What makes the Friday couscous tradition remarkable in the modern era is its persistence. Morocco has urbanized rapidly. Young Moroccans live in apartments, commute to offices, eat at fast food chains that would be unrecognizable to their grandparents. And yet the Friday meal endures. Crawford has observed that even in diaspora communities across Europe, the Friday couscous remains a gravitational center for Moroccan families, adapted to new circumstances but structurally intact. The platter may be smaller, the vegetables sourced from a Parisian supermarket rather than a village garden, but the gathering happens.
There is a sociological explanation for this resilience, and it has to do with the meal's function as connective tissue. Friday couscous is the weekly moment when extended families reconvene. It is where news is exchanged, conflicts are negotiated, marriages are discussed, and children absorb the rhythms of their culture simply by being present. To lose the Friday meal would be to lose a primary mechanism of social cohesion.

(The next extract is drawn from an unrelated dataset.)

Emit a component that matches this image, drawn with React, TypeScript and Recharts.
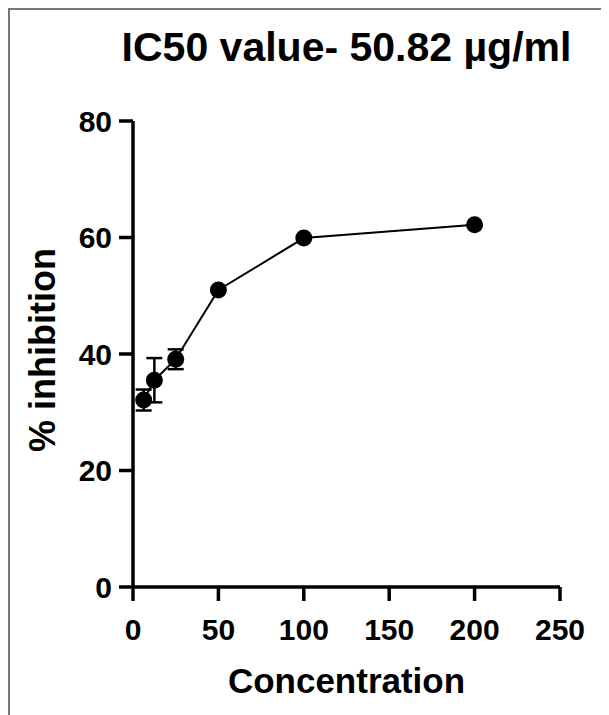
import { ComposedChart, Line, XAxis, YAxis, ErrorBar, Label } from "recharts";

// concentration (µg/ml) vs % inhibition, mean ± error
const concentration = [6.25, 12.5, 25, 50, 100, 200];
const inhibition = [32.1, 35.5, 39.1, 51.0, 59.9, 62.2];
const errors = [1.8, 3.8, 1.7, 0, 0, 0];
const xTicks = [0, 50, 100, 150, 200, 250];
const yTicks = [0, 20, 40, 60, 80];

const data = concentration.map((c, i) => ({ conc: c, inh: inhibition[i], err: errors[i] }));

const FONT = "'Liberation Sans', Arial, sans-serif";
const tickStyle = { fontSize: 30, fontWeight: 700, fill: "#000", fontFamily: FONT };

export default function App() {
  return (
    <div
      style={{
        position: "relative",
        width: 599,
        height: 705,
        borderLeft: "2px solid #777",
        borderTop: "2px solid #777",
        background: "#fff",
        fontFamily: FONT,
      }}
    >
      <div
        style={{
          position: "absolute",
          left: 103,
          width: 467,
          top: 16,
          textAlign: "center",
          fontSize: 41,
          fontWeight: 700,
          color: "#000",
          whiteSpace: "nowrap",
          lineHeight: "42px",
        }}
      >
        IC50 value- 50.82 µg/ml
      </div>
      <ComposedChart width={599} height={705} data={data} margin={{ top: 111, right: 49, bottom: 0, left: 0 }}>
        <XAxis
          dataKey="conc"
          type="number"
          domain={[0, 250]}
          ticks={xTicks}
          height={128}
          tickSize={14}
          tickMargin={18}
          tick={tickStyle}
          axisLine={{ stroke: "#000", strokeWidth: 3.5 }}
          tickLine={{ stroke: "#000", strokeWidth: 3.5 }}
        >
          <Label
            content={({ viewBox }: any) => (
              <text
                x={viewBox.x + viewBox.width / 2}
                y={viewBox.y + 106}
                textAnchor="middle"
                fontSize={35}
                fontWeight={700}
                fontFamily={FONT}
                fill="#000"
              >
                Concentration
              </text>
            )}
          />
        </XAxis>
        <YAxis
          type="number"
          domain={[0, 80]}
          ticks={yTicks}
          width={123}
          tickSize={14}
          tickMargin={7}
          tick={tickStyle}
          axisLine={{ stroke: "#000", strokeWidth: 3.5 }}
          tickLine={{ stroke: "#000", strokeWidth: 3.5 }}
        >
          <Label
            content={({ viewBox }: any) => {
              const cx = 32;
              const cy = viewBox.y + viewBox.height / 2 - 4;
              return (
                <text
                  x={cx}
                  y={cy}
                  transform={`rotate(-90, ${cx}, ${cy})`}
                  textAnchor="middle"
                  dominantBaseline="central"
                  fontSize={36}
                  fontWeight={700}
                  fontFamily={FONT}
                  fill="#000"
                >
                  % inhibition
                </text>
              );
            }}
          />
        </YAxis>
        <Line
          dataKey="inh"
          stroke="#000"
          strokeWidth={2}
          dot={{ r: 8.5, fill: "#000", stroke: "#000", strokeWidth: 0 }}
          activeDot={false}
          isAnimationActive={false}
        >
          <ErrorBar dataKey="err" direction="y" width={8} stroke="#000" strokeWidth={2.5} isAnimationActive={false} />
        </Line>
      </ComposedChart>
    </div>
  );
}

The culinary world outside Morocco has begun to take couscous more seriously, though understanding remains uneven. In most Western kitchens, couscous is treated as a quick side dish, boiled and fluffed in five minutes. The result bears roughly the same relationship to real Moroccan couscous as a microwave dinner bears to a holiday feast. The boxed product is pre-steamed and dried, designed for convenience. It will sustain life. It will not change it.
For those who wish to bridge that gap, the entry point is the technique rather than the recipe. Learning to steam couscous properly, to feel the grain between the fingers, to judge when it has absorbed enough moisture and heat, is worth more than any list of ingredients. The vegetables and meats can vary infinitely. The broth can be adapted to whatever is fresh and available. But the grain itself, prepared with attention and patience, is what makes the difference between a meal and a ritual.
The Friday couscous, in the end, is less about food than it is about time. It takes time to prepare. It takes time to eat. It takes time to sit with family afterward, drinking mint tea and letting the afternoon unfold without urgency. In a world that has organized itself around speed and efficiency, the Moroccan Friday meal remains a weekly argument for slowness, for gathering, for the radical act of sitting down together and sharing from a single plate.